Keeping It Real at the Grocery Store
This post contains lethal doses of sarcasm if read irresponsibly.
I stand before a vast selection of granola in the snack aisle—Maple Sea Salt, Cranberry Almond, Coconut Spice, Lemon Blueberry, Cinnamon Raisin, Honey Oat, Apple Blueberry—an endless expanse of my daily source of fiber. I deliberate for a solid few minutes, unsure of what flavor I would like to kick off my mornings this week. Another woman enters my vicinity, a stunning and well-heeled type.
She is polished and preened, hair coiffed with expensive-looking athleisure that has molded to her sculpted body like a recently-applied coat of Flex Seal. A Gucci bag is situated snugly on the hook of her right elbow. Ugh, the pomposity of this woman, or really any rich and snooty woman at the grocery store. She needs to be taken down a peg, so I approach her to engage in what could be described as a lady neg.

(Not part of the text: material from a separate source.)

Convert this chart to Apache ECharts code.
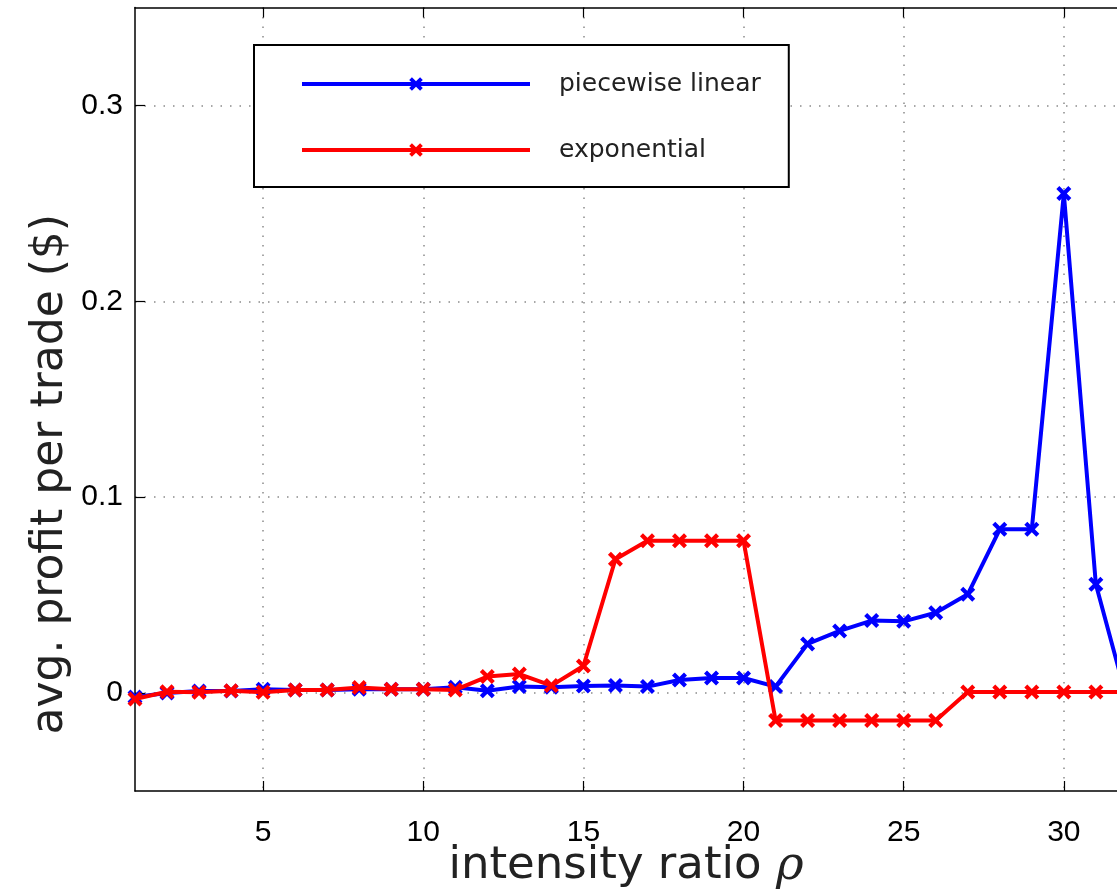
<!DOCTYPE html>
<html>
<head>
<meta charset="utf-8">
<script src="https://cdn.jsdelivr.net/npm/echarts@6/dist/echarts.min.js"></script>
<style>
html,body{margin:0;padding:0;background:#fff;}
#chart{width:1117px;height:892px;}
</style>
</head>
<body>
<div id="chart"></div>
<script>
const rho = [1,2,3,4,5,6,7,8,9,10,11,12,13,14,15,16,17,18,19,20,21,22,23,24,25,26,27,28,29,30,31,32];
const piecewiseLinear = [-0.002,0.000,0.001,0.001,0.002,0.0016,0.0016,0.002,0.002,0.002,0.003,0.0012,0.0033,0.003,0.0036,0.0038,0.0033,0.0067,0.0077,0.0077,0.0033,0.0251,0.0317,0.037,0.0366,0.041,0.0504,0.0836,0.0836,0.255,0.0555,-0.005];
const exponential = [-0.003,0.0007,0.0004,0.0012,0.0004,0.0016,0.0016,0.0028,0.002,0.002,0.0016,0.0084,0.0097,0.0038,0.0138,0.0683,0.0778,0.0778,0.0778,0.0778,-0.014,-0.014,-0.014,-0.014,-0.014,-0.014,0.0005,0.0005,0.0005,0.0005,0.0005,0.0005];
const xTicks = [5,10,15,20,25,30];
const yTicks = [0,0.1,0.2,0.3];
const seriesNames = ['piecewise linear','exponential'];

const xMark = 'path://M0,2 L2,0 L5,3 L8,0 L10,2 L7,5 L10,8 L8,10 L5,7 L2,10 L0,8 L3,5 Z';
const chart = echarts.init(document.getElementById('chart'));
const gridLine = {show:true, lineStyle:{color:'#8a8a8a', width:1.5, type:[1.5,8]}};
const titleFont = 'DejaVu Sans';
chart.setOption({
  backgroundColor:'#fff',
  animation:false,
  grid:{left:135, top:7.5, bottom:101, right:0, show:false, containLabel:false, outerBoundsMode:'none'},
  legend:{
    orient:'vertical', left:254, top:45,
    data:seriesNames,
    backgroundColor:'#fff', borderColor:'#000', borderWidth:2,
    padding:[26,28,24,46], itemGap:40, itemWidth:228, itemHeight:17,
    lineStyle:{width:4},
    textStyle:{fontFamily:titleFont, fontSize:25, color:'#222', padding:[0,0,0,24], lineHeight:26}
  },
  xAxis:[{
    type:'value', min:1, max:31.66,
    axisLine:{onZero:false, lineStyle:{color:'#000', width:1.5}},
    axisTick:{inside:true, length:10, lineStyle:{color:'#000', width:1.2}, customValues:xTicks},
    axisLabel:{customValues:xTicks, fontFamily:'Liberation Sans', fontSize:30, color:'#000', margin:27},
    splitLine:gridLine,
    name:'{a|intensity ratio }{b|ρ}', nameLocation:'middle', nameGap:52, nameMoveOverlap:false,
    nameTextStyle:{rich:{a:{fontFamily:titleFont, fontSize:45, color:'#222'}, b:{fontFamily:'DejaVu Serif', fontStyle:'italic', fontSize:47, color:'#222'}}}
  },{
    type:'value', min:1, max:31.66, position:'top',
    axisLine:{show:true, onZero:false, lineStyle:{color:'#000', width:1.5}},
    axisTick:{show:true, inside:true, length:10, lineStyle:{color:'#000', width:1.2}, customValues:xTicks},
    axisLabel:{show:false, customValues:xTicks},
    splitLine:{show:false}
  }],
  yAxis:{
    type:'value', min:-0.05, max:0.35,
    axisLine:{show:true, onZero:false, lineStyle:{color:'#000', width:1.5}},
    axisTick:{show:true, inside:true, length:10, lineStyle:{color:'#000', width:1.2}, customValues:yTicks},
    axisLabel:{customValues:yTicks, fontFamily:'Liberation Sans', fontSize:30, color:'#000', margin:12,
      formatter:v => v === 0 ? '0' : v.toFixed(1)},
    splitLine:gridLine,
    name:'avg. profit per trade ($)', nameLocation:'middle', nameGap:62, nameRotate:90, nameMoveOverlap:false,
    nameTextStyle:{fontFamily:titleFont, fontSize:44, color:'#222', padding:[0,150,0,0]}
  },
  series:[{
    name:seriesNames[0], type:'line', data:rho.map((x,i)=>[x,piecewiseLinear[i]]),
    color:'#0000ff', lineStyle:{color:'#0000ff', width:4}, itemStyle:{color:'#0000ff'},
    symbol:xMark, symbolSize:15, showSymbol:true, z:2, clip:true
  },{
    name:seriesNames[1], type:'line', data:rho.map((x,i)=>[x,exponential[i]]),
    color:'#ff0000', lineStyle:{color:'#ff0000', width:4}, itemStyle:{color:'#ff0000'},
    symbol:xMark, symbolSize:15, showSymbol:true, z:3, clip:true
  }]
});
</script>
</body>
</html>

“Excuse me, are you the manager?”
Her jaw drops as if it was an elevator with its cables severed. She hurries away without saying a word. Some may describe this as jealousy, or acting out of intimidation, or petty, or passive-aggressive, or a feminist war crime. I like to think of myself as an egalitarian just keeping things real.
At one of the check-out lines, I see a petulant child throwing a tantrum. I will stare at them and mock cry too.
These are people whose basic theme is, "Whatever I'm doing is more important than whatever you're doing, at any given moment."
Again, hilarious. Another cause for a meltdown: How dare you put your cart just where my crunchy oats are! And they huff and puff and give you icy stare. I always wait an extra minute and say, "oh, did you want to get in here?"